PMI Points To Surge in Housing Construction

13 Aug 2018 | 10.26 am

PMI Points To Surge in Housing Construction

Consumer spending more muted in July

13 Aug 2018 | 10.26 am

The rate of growth in the construction sector firmed through July, according to the PMI report from Ulster Bank, with the index increasing to 60.7 from 58.4 in June.

The Construction PMI is a seasonally adjusted index tracking changes in total construction activity, and the latest reading signals five years of consecutive monthly rise in construction activity.

New orders continued to increase at a substantial pace and companies raised employment and purchasing activity accordingly. The rate of input cost inflation remained marked, amid some reports of material shortages.

The housing category recorded the fastest rise. Commercial activity also increased sharply over the month, while civil engineering activity returned to growth following two consecutive months of decline.

Ulster Bank chief economist Simon Barry commented: “Theheadline PMI picked up from what was already a highly elevated reading of 58.4 in June to stand at 60.7 last month, a level consistent with very rapid growth in activity.  Firms continue to benefit from sharp rises in incoming new business flows as they report ongoing improvement in client demand for their services.  

“In turn, the buoyancy of activity and orders patterns continues to underpin strong demand for construction workers, with the pace of job creation remaining substantial in July, albeit not quite as exceptionally strong as June.

“The latest CSO figures show housing completions were up over 25% year on year in Q1. The encouraging signal from the more timely housing PMI suggests that rapid growth in housing output has been sustained in the period since then.”

The full report is available here from research company IHS Markit, which prepares the index. 

Consumer Spending

Visa’s Consumer Spending Index, also produced by IHS Markit, which measures expenditure across all payment types (cash, cheques and electronic payments), signalled continued growth of household expenditure during July, albeit at a less marked pace than was seen in June.

Consumer spending rose 2.3% year-on-year, down from 5.5% in June but still signalling a solid pace of growth during the month. Household expenditure has now risen on an annual basis throughout the past 17 months.

At 4.9% year-on-year, the rate of expansion in spending via eCommerce was marked despite easing for the third month running. The increase was much sharper than that seen through Face-to-Face channels, where spending was up only slightly (1.0%).

The Household Goods sector continued to record the sharpest rate of expansion of the eight broad categories, with spending up 8.1% year-on-year in July. Marked increases were also seen in the Transport & Communication (5.6%) and Hotels, Restaurants & Bars (5.0%) sectors.

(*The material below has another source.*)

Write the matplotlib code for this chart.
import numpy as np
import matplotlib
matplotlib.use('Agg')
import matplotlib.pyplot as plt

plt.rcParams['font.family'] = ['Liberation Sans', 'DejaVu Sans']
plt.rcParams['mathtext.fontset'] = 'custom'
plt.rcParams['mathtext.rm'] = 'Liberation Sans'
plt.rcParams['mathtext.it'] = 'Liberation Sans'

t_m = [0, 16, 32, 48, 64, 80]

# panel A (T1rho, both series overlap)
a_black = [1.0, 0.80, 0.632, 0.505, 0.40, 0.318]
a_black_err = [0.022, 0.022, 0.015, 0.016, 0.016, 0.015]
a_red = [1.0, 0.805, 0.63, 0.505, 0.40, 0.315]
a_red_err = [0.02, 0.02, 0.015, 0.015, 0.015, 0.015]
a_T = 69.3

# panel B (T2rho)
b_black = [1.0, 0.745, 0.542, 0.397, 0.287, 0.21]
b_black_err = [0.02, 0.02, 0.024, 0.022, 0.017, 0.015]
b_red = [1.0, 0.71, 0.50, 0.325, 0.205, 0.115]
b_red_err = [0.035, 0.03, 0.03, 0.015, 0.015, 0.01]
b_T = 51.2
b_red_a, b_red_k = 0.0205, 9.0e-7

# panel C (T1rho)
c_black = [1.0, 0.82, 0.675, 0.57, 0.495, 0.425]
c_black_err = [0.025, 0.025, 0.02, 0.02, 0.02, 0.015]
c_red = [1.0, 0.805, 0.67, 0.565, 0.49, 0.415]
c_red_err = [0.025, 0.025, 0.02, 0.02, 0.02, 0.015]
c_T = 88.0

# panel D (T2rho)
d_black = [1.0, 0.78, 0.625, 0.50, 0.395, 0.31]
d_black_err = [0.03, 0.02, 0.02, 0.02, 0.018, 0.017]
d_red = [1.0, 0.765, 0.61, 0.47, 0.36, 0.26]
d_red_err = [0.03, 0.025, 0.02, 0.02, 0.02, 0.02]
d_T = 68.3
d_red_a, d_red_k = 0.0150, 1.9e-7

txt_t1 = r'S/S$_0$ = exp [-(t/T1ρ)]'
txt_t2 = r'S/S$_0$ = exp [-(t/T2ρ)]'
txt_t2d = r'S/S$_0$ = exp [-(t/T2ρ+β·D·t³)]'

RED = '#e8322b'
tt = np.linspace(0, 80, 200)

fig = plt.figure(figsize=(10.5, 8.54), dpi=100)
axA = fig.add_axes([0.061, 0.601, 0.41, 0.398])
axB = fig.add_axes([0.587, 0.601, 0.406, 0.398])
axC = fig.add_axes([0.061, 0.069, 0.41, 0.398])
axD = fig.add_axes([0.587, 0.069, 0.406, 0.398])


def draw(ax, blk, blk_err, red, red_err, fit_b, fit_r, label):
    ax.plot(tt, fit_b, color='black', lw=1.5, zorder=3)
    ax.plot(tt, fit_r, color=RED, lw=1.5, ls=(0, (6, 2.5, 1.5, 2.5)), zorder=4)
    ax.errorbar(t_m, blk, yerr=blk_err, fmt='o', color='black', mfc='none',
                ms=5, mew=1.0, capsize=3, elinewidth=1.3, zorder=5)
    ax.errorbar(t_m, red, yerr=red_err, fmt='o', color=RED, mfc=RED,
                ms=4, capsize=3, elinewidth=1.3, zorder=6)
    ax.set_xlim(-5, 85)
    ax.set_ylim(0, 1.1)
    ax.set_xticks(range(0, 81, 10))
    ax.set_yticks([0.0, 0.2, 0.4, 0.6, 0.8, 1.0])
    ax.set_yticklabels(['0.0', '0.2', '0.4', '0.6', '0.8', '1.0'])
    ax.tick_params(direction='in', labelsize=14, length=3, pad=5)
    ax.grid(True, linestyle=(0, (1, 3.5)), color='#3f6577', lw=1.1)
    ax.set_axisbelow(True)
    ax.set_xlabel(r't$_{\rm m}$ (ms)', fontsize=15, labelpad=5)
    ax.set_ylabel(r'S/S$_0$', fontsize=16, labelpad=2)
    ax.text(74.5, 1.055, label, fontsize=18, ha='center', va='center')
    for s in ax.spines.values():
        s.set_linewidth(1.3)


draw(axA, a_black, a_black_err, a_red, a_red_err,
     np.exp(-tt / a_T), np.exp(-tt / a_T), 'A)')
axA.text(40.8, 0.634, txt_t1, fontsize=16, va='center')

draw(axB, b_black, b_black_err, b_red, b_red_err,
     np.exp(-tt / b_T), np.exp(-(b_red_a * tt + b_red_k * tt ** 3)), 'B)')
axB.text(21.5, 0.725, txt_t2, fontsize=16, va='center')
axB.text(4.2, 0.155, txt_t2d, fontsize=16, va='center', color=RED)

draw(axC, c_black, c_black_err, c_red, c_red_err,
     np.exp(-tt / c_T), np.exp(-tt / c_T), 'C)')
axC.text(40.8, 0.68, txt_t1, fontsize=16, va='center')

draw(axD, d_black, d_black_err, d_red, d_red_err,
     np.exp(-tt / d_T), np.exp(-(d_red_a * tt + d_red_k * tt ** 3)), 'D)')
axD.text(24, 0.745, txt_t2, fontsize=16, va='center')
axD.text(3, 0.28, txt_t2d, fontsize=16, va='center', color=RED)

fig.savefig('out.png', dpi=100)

Six of the eight categories registered slower increases in expenditure than in June. The only sector to see an outright decline in spending in July was Clothing & Footwear. The -0.7% year-on-year reduction in expenditure in the sector ended an eight-month sequence of growth.

Visa’s Philip Konopik commented: “The ongoing rise in Irish consumer spending reflects the buoyancy of the economy. July expansion is typically weaker as it is normally a period when retailers hold sales.”

Andrew Harker at IHS Markit said: “Slower growth was relatively widespread, with no sectors seeing a pick-up in the pace of increase.”